昨夏の甲子園は西日本短大付(福岡)との1回戦で、7回9安打5失点を喫して敗退。新チームになって室内練習場に「~忘れ物を取りいく~最強のチャレンジャー」と掲げたものの、昨秋、今春とも県大会では準々決勝までに消えた。6月18日の大阪桐蔭との招待試合でも6回8安打5失点。しかし、現在地を知ることでかえって負けん気に火がついた。
その翌日からの1週間の強化合宿を経て、徐々に調子を上げてきた。多い時で100球から140球を投げ込み「決して万全ではないですけど、試合を重ねていけば、アドレナリンも出ていい感じに持っていけると思います」と言う。最速146キロを誇る自信もよみがえった。
最高のエールも届いた。最近は連絡が途絶えがちと嘆いていた尊敬する兄から、夏本番前に連絡が来た。「輝星から甲子園行けよって。今年も行けよってきて。びっくりしました」。今大会で使用するグラブは、兄が甲子園を戦い抜いた時に使っていたものと同じモデルで同じ色。4月23日の18歳の誕生日プレゼントに、おねだりしてもらったものだ。

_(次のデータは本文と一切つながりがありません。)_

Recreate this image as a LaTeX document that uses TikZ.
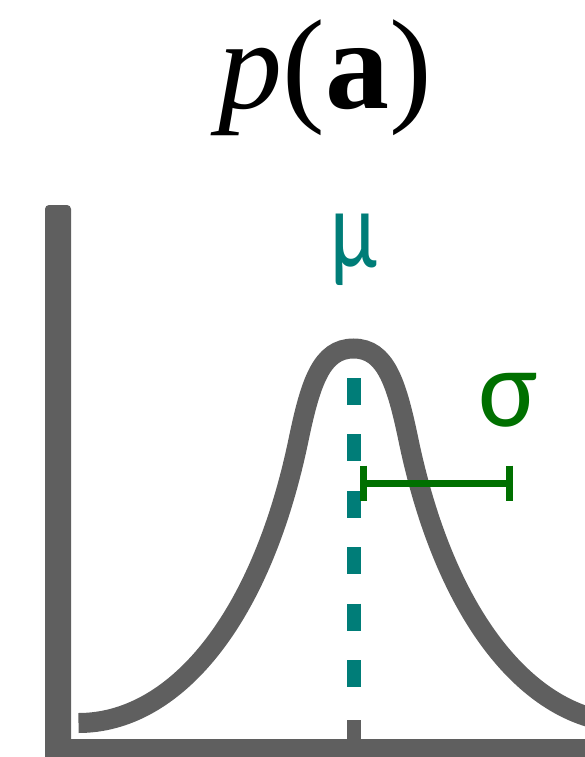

「2018年に優勝できなかった輝星の分も、気持ちも、全部グラブに込めて、いろんな人の思いも背負ってこの夏も戦っていきたい」。グラブに刺しゅうした「天下」を取る夏が動き出す。【高橋香奈】
◆吉田大輝(よしだ・たいき)2007年(平19)4月23日生まれ、秋田県潟上市出身。小学1年冬に天王ヴィクトリーズで野球を始め、天王中では軟式野球部と硬式のネオ・グリッターズでプレー。金足農では1年春からベンチ入りし23年秋季東北大会8強、昨年エースとして夏の甲子園出場に貢献した。179センチ、86キロ。右投げ右打ち。血液型はA。